23 de septiembre de 2012

La fotografía


La vi por primera vez hace algunos años en una exposición sobre las formas de habitar el mundo, y ya entonces me llamó la atención. Compré el catálogo para no olvidarla, y en varias ocasiones he tratado de dar con ella, hasta lograrlo unas semanas atrás. La fotografía es de Michael Wolf, y forma parte de una serie acerca de los subterráneos moradores de la estación tokiota de Shinjuku.

Cuando la encontré pensé que era el momento de decir algo sobre ella, pues durante la búsqueda hacerlo se había ido convirtiendo en una especie de compromiso personal. Sin embargo, me resistía por miedo a que las palabras depreciasen la fuerza de la imagen. Seguramente con buen criterio, aún no me he deshecho de ese temor. Pero he resuelto escribir estas notas como agradecimiento, asumiendo humildemente su existencia secundaria.

¿Cómo empezar? Tal vez espigando la observación de Yi-Fu Tuan según la cual el ser humano siente una natural indisposición a aceptar las cosas como son, y por eso es la especie que con mayor profusión transforma los entornos en que habita. La semilla de toda cultura está precisamente en el combate contra el absolutismo de la realidad, en la capacidad de ver algo allí donde parece que no puede haber nada gracias al ejercicio de la imaginación. La cultura es en buena medida —quizá fundamentalmente— una forma de evasión. Una huida de la naturaleza, de la animalidad y, en última instancia, de la insoportable levedad del ser.

Uno de los frutos primeros de aquella semilla es el hogar, esa construcción cultural que se origina en la caverna y se entreteje tan íntimamente con la vida de sus habitantes que deviene indistinguible de ella. Se antoja entonces esencial, primordial. Crear hogar, resguardarse de la intemperie, protegerse del desamparo, es una necesidad de todo punto imperiosa, por precario que sea el abrigo o por expuesto que esté.

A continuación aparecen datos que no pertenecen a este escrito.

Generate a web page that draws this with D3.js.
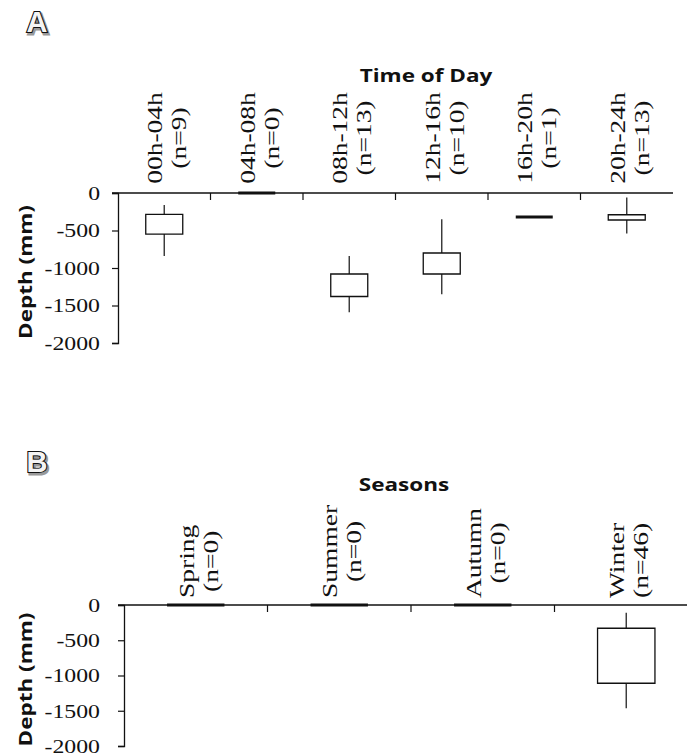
<!DOCTYPE html>
<html>
<head>
<meta charset="utf-8">
<script src="https://cdn.jsdelivr.net/npm/d3@7"></script>
<style>
  html, body { margin: 0; padding: 0; background: #fff; }
  svg { display: block; }
</style>
</head>
<body>
<svg id="chart" width="687" height="756"></svg>
<script>
// ---- Panel A: depth by time of day ----
const timeLabels = ["00h-04h", "04h-08h", "08h-12h", "12h-16h", "16h-20h", "20h-24h"];
const timeCounts = ["(n=9)", "(n=0)", "(n=13)", "(n=10)", "(n=1)", "(n=13)"];
const timeWhiskerHigh = [-160, 0, -840, -350, -320, -60];
const timeBoxTop      = [-285, 0, -1080, -800, -320, -290];
const timeBoxBottom   = [-547, 0, -1380, -1080, -320, -360];
const timeWhiskerLow  = [-840, 0, -1590, -1350, -320, -540];

// ---- Panel B: depth by season ----
const seasonLabels = ["Spring", "Summer", "Autumn", "Winter"];
const seasonCounts = ["(n=0)", "(n=0)", "(n=0)", "(n=46)"];
const seasonWhiskerHigh = [0, 0, 0, -110];
const seasonBoxTop      = [0, 0, 0, -330];
const seasonBoxBottom   = [0, 0, 0, -1110];
const seasonWhiskerLow  = [0, 0, 0, -1465];

const depthTicks = [0, -500, -1000, -1500, -2000];

const STRETCH = 1.25;           // text in this figure is drawn wide
const SERIF = "'Liberation Serif', 'Times New Roman', serif";
const SANS = "'Open Sans', 'DejaVu Sans', sans-serif";
const INK = "#111";

const svg = d3.select("#chart");

function panel(opts) {
  const g = svg.append("g");
  const x = d3.scaleBand().domain(opts.labels).range([opts.left, opts.right]).paddingInner(0).paddingOuter(0);
  const y = d3.scaleLinear().domain([-2000, 0]).range([opts.bottom, opts.top]);

  // y axis
  const yAxis = d3.axisLeft(y).tickValues(depthTicks).tickSize(6).tickPadding(0).tickFormat(d3.format("d"));
  const ya = g.append("g").attr("transform", `translate(${opts.left},0)`).call(yAxis);
  ya.select(".domain").attr("stroke", INK).attr("stroke-width", 1.3);
  ya.selectAll(".tick line").attr("stroke", INK).attr("stroke-width", 1.2);
  ya.selectAll(".tick text")
    .attr("x", null).attr("dy", "0.34em")
    .attr("text-anchor", "end")
    .attr("transform", `translate(${-opts.tickGap},0) scale(${STRETCH},1)`)
    .style("font-family", SERIF).style("font-size", "19px").attr("fill", INK)
    .text(d => d === 0 ? "0" : "-" + Math.abs(d));

  // category axis along depth 0
  const x0 = y(0);
  g.append("line")
    .attr("x1", opts.left - 6).attr("x2", opts.right)
    .attr("y1", x0).attr("y2", x0)
    .attr("stroke", INK).attr("stroke-width", 1.3);
  g.selectAll(".cat-tick")
    .data(opts.labels.slice(1))
    .join("line")
    .attr("class", "cat-tick")
    .attr("x1", d => x(d)).attr("x2", d => x(d))
    .attr("y1", x0).attr("y2", x0 + 7)
    .attr("stroke", INK).attr("stroke-width", 1.2);

  // y title
  g.append("g")
    .attr("transform", `translate(${opts.yTitleX},${(y(0) + y(-2000)) / 2 + 4}) rotate(-90) scale(${STRETCH},1)`)
    .append("text")
    .attr("text-anchor", "middle")
    .style("font-family", SANS).style("font-weight", 700).style("font-size", "18px")
    .attr("fill", INK)
    .text("Depth (mm)");

  // chart title
  g.append("g")
    .attr("transform", `translate(${opts.titleX},${opts.titleY}) scale(${STRETCH},1)`)
    .append("text")
    .attr("text-anchor", "middle")
    .style("font-family", SANS).style("font-weight", 700).style("font-size", "18px")
    .attr("fill", INK)
    .text(opts.title);

  // rotated category labels, two lines each
  opts.labels.forEach((lab, i) => {
    const cx = x(lab) + x.bandwidth() / 2;
    const l1 = g.append("g")
      .attr("transform", `translate(${cx - 2},${opts.labelY}) rotate(-90) scale(${STRETCH},1)`)
      .append("text")
      .attr("text-anchor", opts.labelAnchor)
      .style("font-family", SERIF).style("font-size", "22px").attr("fill", INK)
      .text(lab);
    // second line is centred on the first one
    let y2 = opts.labelY;
    if (opts.labelAnchor === "start") {
      y2 = opts.labelY - l1.node().getComputedTextLength() * STRETCH / 2;
    }
    g.append("g")
      .attr("transform", `translate(${cx + 22},${y2}) rotate(-90) scale(${STRETCH},1)`)
      .append("text")
      .attr("text-anchor", "middle")
      .style("font-family", SERIF).style("font-size", "22px").attr("fill", INK)
      .text(opts.counts[i]);
  });

  // box plots (whisker behind a white box; a flat box shows as a heavy bar)
  const data = opts.labels.map((lab, i) => ({
    lab, hi: opts.hi[i], top: opts.top_[i], bot: opts.bot[i], lo: opts.lo[i]
  }));
  const bw = x.bandwidth() * 0.4;
  const cxOf = d => x(d.lab) + x.bandwidth() / 2;
  const boxes = g.selectAll(".box").data(data).join("g").attr("class", "box");
  boxes.filter(d => d.hi !== d.lo).append("line")
    .attr("x1", cxOf).attr("x2", cxOf)
    .attr("y1", d => y(d.hi)).attr("y2", d => y(d.lo))
    .attr("stroke", "#333").attr("stroke-width", 1.4);
  boxes.append("path")
    .attr("d", d => {
      const xa = cxOf(d) - bw / 2, xb = cxOf(d) + bw / 2;
      return `M${xa},${y(d.top)}H${xb}V${y(d.bot)}H${xa}Z`;
    })
    .attr("fill", "#fff")
    .attr("stroke", INK)
    .attr("stroke-width", d => d.top === d.bot ? 2.8 : 1.3);
  return g;
}

panel({
  labels: timeLabels, counts: timeCounts,
  hi: timeWhiskerHigh, top_: timeBoxTop, bot: timeBoxBottom, lo: timeWhiskerLow,
  left: 118, right: 673, top: 193, bottom: 343,
  tickGap: 18, yTitleX: 32,
  title: "Time of Day", titleX: 426, titleY: 82,
  labelY: 138, labelAnchor: "middle"
});

panel({
  labels: seasonLabels, counts: seasonCounts,
  hi: seasonWhiskerHigh, top_: seasonBoxTop, bot: seasonBoxBottom, lo: seasonWhiskerLow,
  left: 124, right: 698, top: 605, bottom: 746,
  tickGap: 24, yTitleX: 32,
  title: "Seasons", titleX: 404, titleY: 491,
  labelY: 598, labelAnchor: "start"
});

// outlined panel letters
[["A", 37, 32], ["B", 37, 472]].forEach(([t, px, py]) => {
  svg.append("text")
    .attr("x", px + 1.5).attr("y", py + 1.5)
    .attr("text-anchor", "middle")
    .style("font-family", "'Liberation Sans', Arial, sans-serif")
    .style("font-weight", 700).style("font-size", "29px")
    .attr("fill", "none").attr("stroke", "#999").attr("stroke-width", 3)
    .text(t);
  svg.append("text")
    .attr("x", px).attr("y", py)
    .attr("text-anchor", "middle")
    .style("font-family", "'Liberation Sans', Arial, sans-serif")
    .style("font-weight", 700).style("font-size", "29px")
    .attr("fill", "#f4f4f4").attr("stroke", "#111").attr("stroke-width", 2.2)
    .attr("paint-order", "stroke")
    .text(t);
});
</script>
</body>
</html>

Y de eso es exactamente de lo que habla esta fotografía, de un hombre solo que tiene apenas unas cajas de cartón y una cuerda rayada para confeccionarse un remedo de cobijo, pero que aprecia ese lugar como si fuera de veras un hogar… su hogar. Por eso sigue la costumbre, arraigada en la cultura japonesa, de quitarse los zapatos en la entrada de las casas, aunque el suelo que él pise sea el ya gastado de una concurridísima estación. Es un gesto grave, trágico, que demuestra que el ser humano no consiente fácilmente en degradarse. Que frente al soberbio desprecio del dinero y la insensibilizada indiferencia de los pasajeros, a veces emergen del subsuelo la dignidad y la entereza y la ética del cuidado que debiera compartir nuestra humana condición.

Para saber más, Yi-Fu Tuan: Escapismo. Formas de evasión en el mundo actual, Barcelona, Península, 2003.